Additional or increased screening during the investigative process in order to identify potentially undiagnosed CPA infections could involve systematic aspergillus serology, radiology, and invasive diagnostics during treatment of TB or NTM. Furthermore, an increased observation time in order to clarify post-treatment complications and outcome should be considered. However, increased screening efforts should result in a clinical treatment option and improved clinical outcomes for patients. In a low-endemic setting and with a relatively low CPA incidence of 4.1%, our results indicate that increased screening to some extent is warranted in patients diagnosed with NTM, having a higher prevalence of CPA (8.2%), even if some CPA cases might not be identified among other patient groups. Pre-existing risk factors such as structural lung tissue damage and the resulting risk of opportunistic lung infection in NTM patients should raise clinical suspicion and lower the investigatory threshold for CPA when presenting with persisting or developing pulmonary symptoms after treatment.

It remains uncertain what effect additional screening would have in patients with NTM, due to pre-existing comorbidities and/or adverse effects to long-term antibiotic treatment, in terms of outcome, mortality, and health economics, which could be investigated further in prospective studies.

4.1. Limitations

Using a retrospective model and only including patients from a single centre provided a small study population. The inclusion criteria were dependent on accurate diagnostic coding by clinicians, which may have excluded a proportion of the population.

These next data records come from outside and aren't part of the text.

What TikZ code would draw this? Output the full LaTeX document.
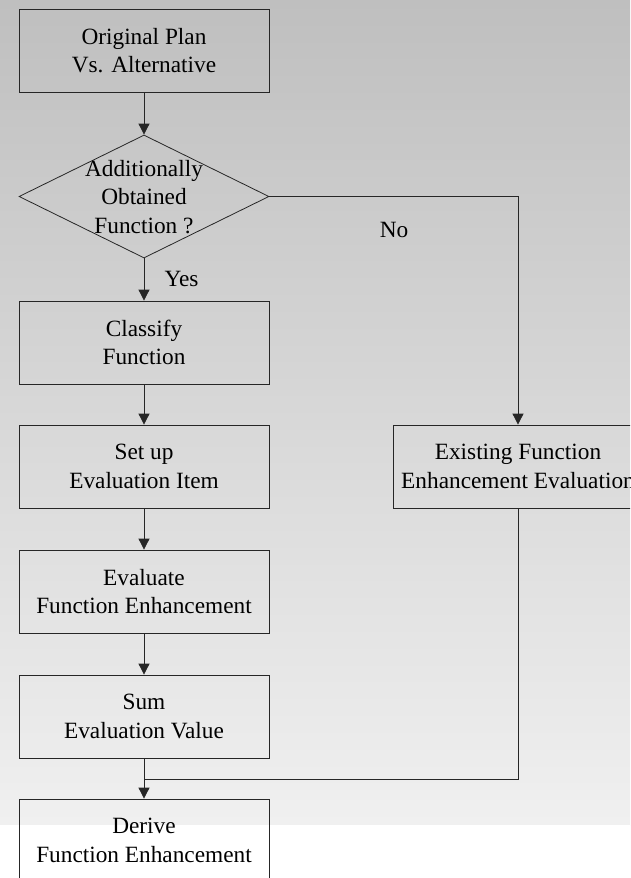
\documentclass[tikz,border=0pt]{standalone}
\usepackage{fontspec}
\setmainfont{Liberation Serif}
\usetikzlibrary{shapes.geometric,arrows.meta}
\definecolor{bgtop}{HTML}{BFBFBF}
\definecolor{bgbot}{HTML}{F0F0F0}
\begin{document}
\begin{tikzpicture}[x=1pt,y=-1pt,
  txt/.style={font=\fontsize{23.3}{28.5}\selectfont, align=center, inner sep=0pt},
  stepbox/.style={txt, draw=black!85, line width=0.8pt, minimum width=250pt, minimum height=83pt},
  decbox/.style={draw=black!85, line width=0.8pt, diamond, aspect=2.03, minimum width=250pt, minimum height=123pt, inner sep=0pt},
  conn/.style={draw=black!85, line width=0.8pt},
  arr/.style={conn, -{Triangle[length=11pt,width=11pt]}}
]
\clip (0,0) rectangle (630,878);
\shade[top color=bgtop, bottom color=bgbot] (0,0) rectangle (630,825);
\fill[white] (0,825) rectangle (630,878);

\node[stepbox] (orig) at (144,50.5) {Original Plan\\Vs. Alternative};
\node[decbox] (dia) at (144,196.5) {};
\node[txt] (diatext) at (144,197) {Additionally\\Obtained\\Function ?};
\node[stepbox] (cls) at (144,342.5) {Classify\\Function};
\node[stepbox] (set) at (144,466.5) {Set up\\Evaluation Item};
\node[stepbox] (eva) at (144,591.5) {Evaluate\\Function Enhancement};
\node[stepbox] (sum) at (144,716.5) {Sum\\Evaluation Value};
\node[stepbox] (der) at (144,840.5) {Derive\\Function Enhancement};
\node[stepbox] (ex) at (518,466.5) {Existing Function\\Enhancement Evaluation};

\node[txt] (yes) at (181.5,279) {Yes};
\node[txt] (no) at (394,230) {No};

\coordinate (join) at (144,779);

\draw[arr] (orig.south) -- (dia.north);
\draw[arr] (dia.south) -- (cls.north);
\draw[arr] (cls.south) -- (set.north);
\draw[arr] (set.south) -- (eva.north);
\draw[arr] (eva.south) -- (sum.north);
\draw[arr] (sum.south) -- (der.north);
\draw[arr] (dia.east) -| (ex.north);
\draw[conn] (ex.south) |- (join);
\end{tikzpicture}
\end{document}
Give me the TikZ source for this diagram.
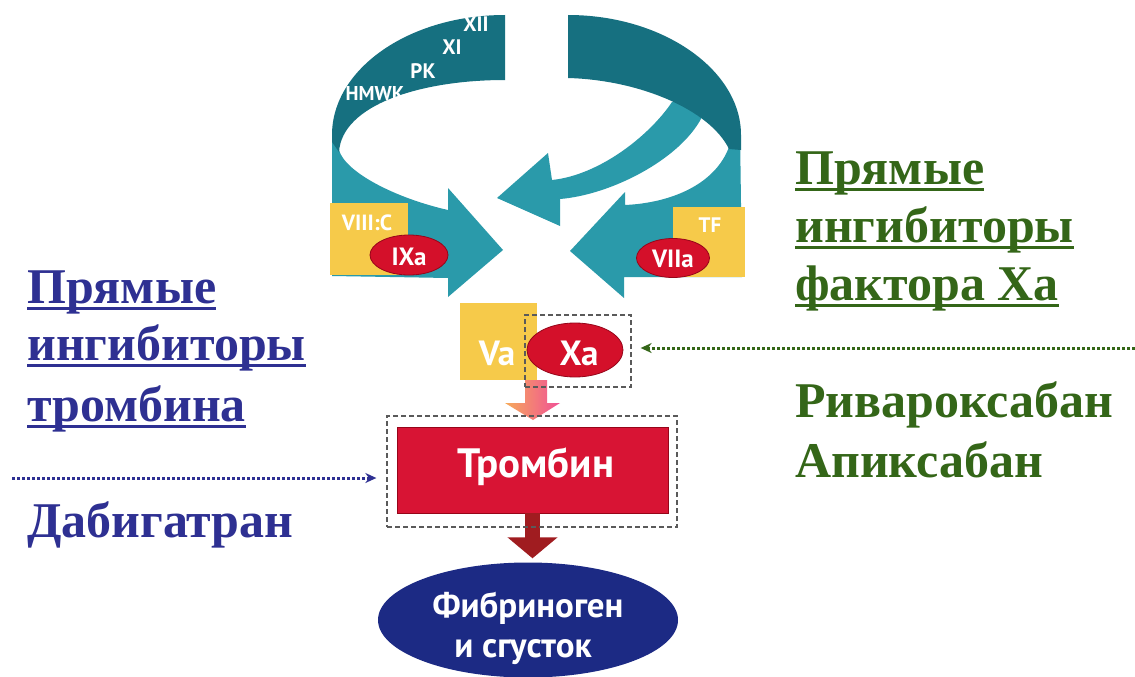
\documentclass[tikz,border=0pt]{standalone}
\usepackage{fontspec}
\setmainfont{Liberation Serif}
\newfontfamily\lblfont{PT Sans}
\usetikzlibrary{shapes.geometric,arrows.meta,calc}
\definecolor{tealD}{RGB}{22,112,128}
\definecolor{tealL}{RGB}{42,154,170}
\definecolor{yellowB}{RGB}{246,202,74}
\definecolor{redE}{RGB}{212,16,42}
\definecolor{redEd}{RGB}{150,5,25}
\definecolor{redBox}{RGB}{216,20,52}
\definecolor{darkRed}{RGB}{160,28,32}
\definecolor{navyE}{RGB}{28,42,132}
\definecolor{blueT}{RGB}{46,48,146}
\definecolor{greenT}{RGB}{52,102,24}
\definecolor{orangeA}{RGB}{246,170,90}
\definecolor{pinkA}{RGB}{240,80,150}
\definecolor{dashG}{RGB}{90,90,90}
\begin{document}
\begin{tikzpicture}[x=1pt,y=-1pt,
  lbl/.style={text=white, inner sep=0pt, anchor=base},
  boxY/.style={fill=yellowB, draw=none, inner sep=0pt},
  redell/.style={ellipse, fill=redE, draw=redEd, line width=0.8pt, inner sep=0pt},
  dashbox/.style={draw=dashG, line width=1.3pt, dash pattern=on 5pt off 3pt, inner sep=0pt},
  serifB/.style={font=\fontsize{50}{58}\selectfont\bfseries, inner sep=0pt, anchor=base west},
  uline/.style={line width=2.4pt},
  dotarrow/.style={line width=3pt, dash pattern=on 2.6pt off 2.4pt, -{Stealth[length=11pt,width=10pt]}}
]
\fill[white] (0,0) rectangle (1135,677);
\useasboundingbox (0,0) rectangle (1135,677);

% ---- teal bands (light parts) ----
\fill[tealL] (332,130) -- (332,276) -- (448,278) -- (448,297) -- (503,250) -- (448,188) -- (448,210)
  .. controls (395,198) and (345,172) .. (339,150) -- cycle;
\fill[tealL] (740,130) -- (742,277) -- (624,277) -- (624,298) -- (570,251) -- (625,192) -- (625,205)
  .. controls (670,203) and (715,185) .. (729,147) -- cycle;
\fill[tealL] (672,102) .. controls (650,135) and (600,175) .. (552,180) -- (548,153) -- (497,198)
  -- (560,226) -- (560,199) .. controls (610,195) and (680,160) .. (702,117) -- (690,100) -- cycle;
% ---- dark ring parts ----
\fill[tealD] (505,15) .. controls (409,15) and (332,69) .. (332,135) -- (332,142) -- (339,152)
  .. controls (342,105) and (420,80) .. (505,80) -- cycle;
\fill[tealD] (568,15) .. controls (663,15) and (741,70) .. (741,135) -- (741,150) -- (729,149)
  .. controls (710,110) and (640,80) .. (568,78) -- cycle;

% ---- ring labels ----
\node[lbl, font=\lblfont\bfseries\fontsize{21}{21}\selectfont] (xii) at (476,32) {XII};
\node[lbl, font=\lblfont\bfseries\fontsize{21}{21}\selectfont] (xi) at (452,55) {XI};
\node[lbl, font=\lblfont\bfseries\fontsize{21}{21}\selectfont] (pk) at (423,78) {PK};
\node[lbl, font=\lblfont\bfseries\fontsize{20}{20}\selectfont] (hmwk) at (375,100) {HMWK};

% ---- complexes ----
\node[boxY, minimum width=78pt, minimum height=72pt] (viiic) at (369,239) {};
\node[lbl, font=\lblfont\bfseries\fontsize{22}{22}\selectfont] (viiict) at (367,230) {VIII:C};
\node[redell, minimum width=78pt, minimum height=40pt] (ixa) at (409,255) {};
\node[lbl, font=\lblfont\bfseries\fontsize{25}{25}\selectfont] (ixat) at (409,265) {IXa};

\node[boxY, minimum width=72pt, minimum height=70pt] (tf) at (709,242) {};
\node[lbl, font=\lblfont\bfseries\fontsize{21}{21}\selectfont] (tft) at (710,232) {TF};
\node[redell, minimum width=73pt, minimum height=39pt] (viia) at (673,258) {};
\node[lbl, font=\lblfont\bfseries\fontsize{25}{25}\selectfont] (viiat) at (673,267) {VIIa};

\node[boxY, minimum width=77pt, minimum height=77pt] (va) at (498.5,341.5) {};
\node[lbl, font=\lblfont\bfseries\fontsize{35}{35}\selectfont] (vat) at (497,365) {Va};
\node[redell, minimum width=96pt, minimum height=54pt] (xa) at (575,350) {};
\node[lbl, font=\lblfont\bfseries\fontsize{35}{35}\selectfont] (xat) at (579,365) {Xa};

% gradient block arrow
\shade[left color=orangeA, right color=pinkA] (525,380) -- (547,380) -- (547,403) -- (560,403)
  -- (533,420) -- (505,403) -- (525,403) -- cycle;

% thrombin
\node[fill=redBox, draw=redEd, line width=0.6pt, minimum width=271pt, minimum height=86pt, inner sep=0pt] (thr) at (532.5,470) {};
\node[lbl, font=\lblfont\bfseries\fontsize{41}{41}\selectfont] (thrt) at (536,477) {Тромбин};

% fibrinogen
\node[ellipse, fill=navyE, minimum width=300pt, minimum height=115pt, inner sep=0pt] (fib) at (528,620) {};
\node[lbl, font=\lblfont\bfseries\fontsize{35}{35}\selectfont] (fibt1) at (528,617) {Фибриноген};
\node[lbl, font=\lblfont\bfseries\fontsize{35}{35}\selectfont] (fibt2) at (523,657) {и сгусток};

\draw[darkRed, line width=15pt, -{Triangle[width=49pt,length=21pt]}] (thr.south) -- ([yshift=4pt]thr.south |- fib.north);

% dashed boxes
\node[dashbox, minimum width=106pt, minimum height=72pt] (xdash) at (578,351) {};
\node[dashbox, minimum width=290pt, minimum height=111pt] (tdash) at (532,471.5) {};

% ---- left texts ----
\node[serifB, text=blueT] (lt1) at (27,303) {Прямые};
\node[serifB, text=blueT] (lt2) at (27,360) {ингибиторы};
\node[serifB, text=blueT] (lt3) at (27,421) {тромбина};
\node[serifB, text=blueT] (ld) at (27,537) {Дабигатран};
\foreach \n in {lt1,lt2,lt3}
  \draw[blueT, uline] ($(\n.base west)+(0,5.5)$) -- ($(\n.base east)+(0,5.5)$);

% ---- right texts ----
\node[serifB, text=greenT] (rt1) at (795,184) {Прямые};
\node[serifB, text=greenT] (rt2) at (795,242) {ингибиторы};
\node[serifB, text=greenT] (rt3) at (795,300) {фактора Ха};
\node[serifB, text=greenT] (rr) at (795,417) {Ривароксабан};
\node[serifB, text=greenT] (ra) at (795,477) {Апиксабан};
\foreach \n in {rt1,rt2,rt3}
  \draw[greenT, uline] ($(\n.base west)+(0,5.5)$) -- ($(\n.base east)+(0,5.5)$);

% ---- dotted arrows ----
\coordinate (bs) at (12,478);
\draw[blueT, dotarrow, shorten >=10pt] (bs) -- (bs -| tdash.west);
\coordinate (gs) at (1135,348);
\draw[greenT, dotarrow, shorten >=9pt] (gs) -- (gs -| xdash.east);
\end{tikzpicture}
\end{document}
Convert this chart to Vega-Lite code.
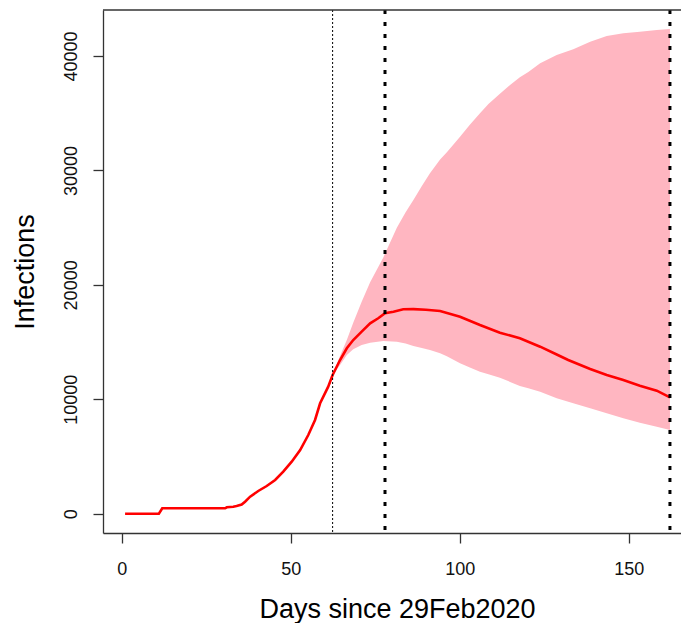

Therefore, comparative analysis of groups may be inadequate and subject to selection bias.

Data collection was conducted with a clinical approach and included all patients suspected of TB or NTM. However, the involvement of regional departments of medicine dispersed across the Region of Southern Denmark, as well as being confined to existing data, may have resulted in incomplete data and potentially undiagnosed CPA. Furthermore, the inconsistent aspergillus testing regimen amongst a proportion of the patients may result in false-negative CPA patients due to a lack of investigatory activities. Hence, the number of CPA-infected patients may be larger than we were able to prove in this population.

Radiological data were classified based on radiographic descriptions in medical records and were only subject to secondary audits if indicative of CPA.

4.2. Generalisability

Most studies published on TB, NTM, and CPA have been conducted in a high-endemic setting in either Africa, Asia, or the Middle East, making direct comparison difficult. Previous low-endemic studies have been conducted in Manchester, U.K., where access to national healthcare services and socioeconomic status is not directly comparable to a Danish context [4,9]. However, our results indicate that continuous CPA screening in patients with NTM in a low-endemic setting is potentially relevant for countries, e.g., Europe or other settings comparable to Denmark.

5. Conclusions

CPA coinfections should be considered by the clinician in a low-endemic TB setting when NTM patients present with persisting or developing pulmonary symptoms despite relevant treatment. Aspergillus fumigatus IgG can be used as an initial screening method in NTM patients; however, comprehensive supplementary radiographic imaging, serology, microbiological testing, and invasive procedures need to be considered in order to ensure an accurate CPA diagnosis and subtyping.